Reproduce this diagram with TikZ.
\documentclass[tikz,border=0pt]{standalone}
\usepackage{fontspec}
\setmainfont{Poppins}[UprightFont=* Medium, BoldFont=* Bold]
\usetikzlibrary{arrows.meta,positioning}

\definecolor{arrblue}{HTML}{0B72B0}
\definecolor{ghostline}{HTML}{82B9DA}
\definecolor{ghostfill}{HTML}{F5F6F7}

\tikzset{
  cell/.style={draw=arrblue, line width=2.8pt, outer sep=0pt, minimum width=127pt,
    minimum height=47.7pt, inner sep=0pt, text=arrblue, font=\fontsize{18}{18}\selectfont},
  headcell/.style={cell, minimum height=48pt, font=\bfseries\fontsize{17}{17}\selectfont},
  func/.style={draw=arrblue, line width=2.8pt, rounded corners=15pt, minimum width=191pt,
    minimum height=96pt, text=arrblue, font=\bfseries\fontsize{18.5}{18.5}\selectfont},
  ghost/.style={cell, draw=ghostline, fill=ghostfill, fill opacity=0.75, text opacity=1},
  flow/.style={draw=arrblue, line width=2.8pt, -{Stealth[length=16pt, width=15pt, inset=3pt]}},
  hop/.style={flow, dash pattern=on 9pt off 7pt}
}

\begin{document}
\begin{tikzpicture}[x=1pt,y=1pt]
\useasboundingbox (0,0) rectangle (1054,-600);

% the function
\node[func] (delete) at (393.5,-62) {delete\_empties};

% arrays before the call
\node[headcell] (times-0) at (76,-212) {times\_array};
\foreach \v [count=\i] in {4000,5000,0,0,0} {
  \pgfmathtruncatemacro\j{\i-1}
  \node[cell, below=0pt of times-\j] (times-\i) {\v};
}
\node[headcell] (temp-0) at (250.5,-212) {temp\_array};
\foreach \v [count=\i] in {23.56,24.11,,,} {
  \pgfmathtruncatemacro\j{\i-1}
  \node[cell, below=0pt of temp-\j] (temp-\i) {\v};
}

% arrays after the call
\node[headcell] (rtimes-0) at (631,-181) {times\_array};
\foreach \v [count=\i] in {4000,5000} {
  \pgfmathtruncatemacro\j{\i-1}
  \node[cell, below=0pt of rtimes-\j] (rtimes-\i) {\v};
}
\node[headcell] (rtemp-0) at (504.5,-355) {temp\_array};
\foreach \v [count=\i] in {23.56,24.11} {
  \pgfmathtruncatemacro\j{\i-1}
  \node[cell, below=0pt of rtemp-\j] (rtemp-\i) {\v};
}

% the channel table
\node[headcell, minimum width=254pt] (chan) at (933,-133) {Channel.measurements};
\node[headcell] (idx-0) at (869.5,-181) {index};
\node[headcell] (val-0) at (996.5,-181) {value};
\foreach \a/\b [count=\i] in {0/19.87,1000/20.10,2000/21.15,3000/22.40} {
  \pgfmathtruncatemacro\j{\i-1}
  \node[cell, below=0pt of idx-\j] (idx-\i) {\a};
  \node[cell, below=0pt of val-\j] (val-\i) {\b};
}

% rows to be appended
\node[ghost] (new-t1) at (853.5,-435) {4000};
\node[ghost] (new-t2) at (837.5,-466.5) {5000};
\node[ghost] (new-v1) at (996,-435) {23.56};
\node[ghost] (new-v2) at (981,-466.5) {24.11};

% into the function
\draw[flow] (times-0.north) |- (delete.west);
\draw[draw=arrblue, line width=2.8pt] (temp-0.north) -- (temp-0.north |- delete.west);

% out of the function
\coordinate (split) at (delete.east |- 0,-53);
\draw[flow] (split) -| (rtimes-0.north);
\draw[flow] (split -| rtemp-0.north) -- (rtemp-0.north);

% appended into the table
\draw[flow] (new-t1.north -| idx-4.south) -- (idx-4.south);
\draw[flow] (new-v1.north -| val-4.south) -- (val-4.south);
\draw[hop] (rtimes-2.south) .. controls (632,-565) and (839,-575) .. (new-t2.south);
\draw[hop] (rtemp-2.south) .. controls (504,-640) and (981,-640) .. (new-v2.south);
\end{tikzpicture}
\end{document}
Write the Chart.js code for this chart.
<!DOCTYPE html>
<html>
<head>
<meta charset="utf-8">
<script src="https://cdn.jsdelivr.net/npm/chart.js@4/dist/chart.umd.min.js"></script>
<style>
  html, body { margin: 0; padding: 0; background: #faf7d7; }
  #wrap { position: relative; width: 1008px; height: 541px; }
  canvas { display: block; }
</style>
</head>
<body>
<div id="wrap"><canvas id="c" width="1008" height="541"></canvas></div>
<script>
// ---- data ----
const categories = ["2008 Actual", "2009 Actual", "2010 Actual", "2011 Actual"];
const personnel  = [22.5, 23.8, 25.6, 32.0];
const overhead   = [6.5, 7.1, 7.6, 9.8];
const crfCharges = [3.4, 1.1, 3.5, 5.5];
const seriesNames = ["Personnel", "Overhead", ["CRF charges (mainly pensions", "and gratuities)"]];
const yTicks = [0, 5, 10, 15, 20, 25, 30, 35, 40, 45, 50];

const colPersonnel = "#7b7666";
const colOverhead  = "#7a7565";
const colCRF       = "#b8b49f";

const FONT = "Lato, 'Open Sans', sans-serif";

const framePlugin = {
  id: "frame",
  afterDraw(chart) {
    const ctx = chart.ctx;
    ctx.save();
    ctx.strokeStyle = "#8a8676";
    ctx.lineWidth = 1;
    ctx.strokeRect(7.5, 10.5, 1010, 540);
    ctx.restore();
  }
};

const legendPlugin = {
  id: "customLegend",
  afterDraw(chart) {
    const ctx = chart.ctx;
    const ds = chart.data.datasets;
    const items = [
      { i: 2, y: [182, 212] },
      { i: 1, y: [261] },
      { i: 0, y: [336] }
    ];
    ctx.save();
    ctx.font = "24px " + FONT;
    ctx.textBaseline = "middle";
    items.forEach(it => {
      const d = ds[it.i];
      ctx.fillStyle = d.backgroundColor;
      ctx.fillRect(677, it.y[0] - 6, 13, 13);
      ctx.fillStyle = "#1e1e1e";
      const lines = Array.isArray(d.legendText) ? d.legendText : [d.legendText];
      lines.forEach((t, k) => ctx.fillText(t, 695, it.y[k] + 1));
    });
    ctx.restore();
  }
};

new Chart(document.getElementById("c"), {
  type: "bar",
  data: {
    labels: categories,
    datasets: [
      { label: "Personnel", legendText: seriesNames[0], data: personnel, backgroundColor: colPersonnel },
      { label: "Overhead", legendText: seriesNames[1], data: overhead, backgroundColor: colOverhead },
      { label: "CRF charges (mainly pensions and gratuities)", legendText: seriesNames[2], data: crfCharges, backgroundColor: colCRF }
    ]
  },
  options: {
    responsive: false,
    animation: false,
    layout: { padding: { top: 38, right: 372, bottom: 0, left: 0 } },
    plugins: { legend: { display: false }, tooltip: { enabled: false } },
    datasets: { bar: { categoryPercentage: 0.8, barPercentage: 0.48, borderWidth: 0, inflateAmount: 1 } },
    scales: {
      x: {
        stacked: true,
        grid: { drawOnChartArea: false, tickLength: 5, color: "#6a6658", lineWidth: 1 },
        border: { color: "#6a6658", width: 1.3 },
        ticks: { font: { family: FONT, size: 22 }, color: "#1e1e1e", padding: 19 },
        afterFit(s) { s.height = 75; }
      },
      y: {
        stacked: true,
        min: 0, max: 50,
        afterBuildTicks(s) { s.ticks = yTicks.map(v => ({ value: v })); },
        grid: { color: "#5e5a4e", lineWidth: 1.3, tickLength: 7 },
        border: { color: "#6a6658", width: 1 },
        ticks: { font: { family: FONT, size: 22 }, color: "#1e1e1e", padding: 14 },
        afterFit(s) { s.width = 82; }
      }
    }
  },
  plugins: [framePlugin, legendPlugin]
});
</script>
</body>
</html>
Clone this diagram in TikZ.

• • • • • • •

* **Brief**
Look over the material above and show each line where "this" appears.

* **Written solution**
Reproduce this diagram with TikZ.
Write the Chart.js code for this chart.
Clone this diagram in TikZ.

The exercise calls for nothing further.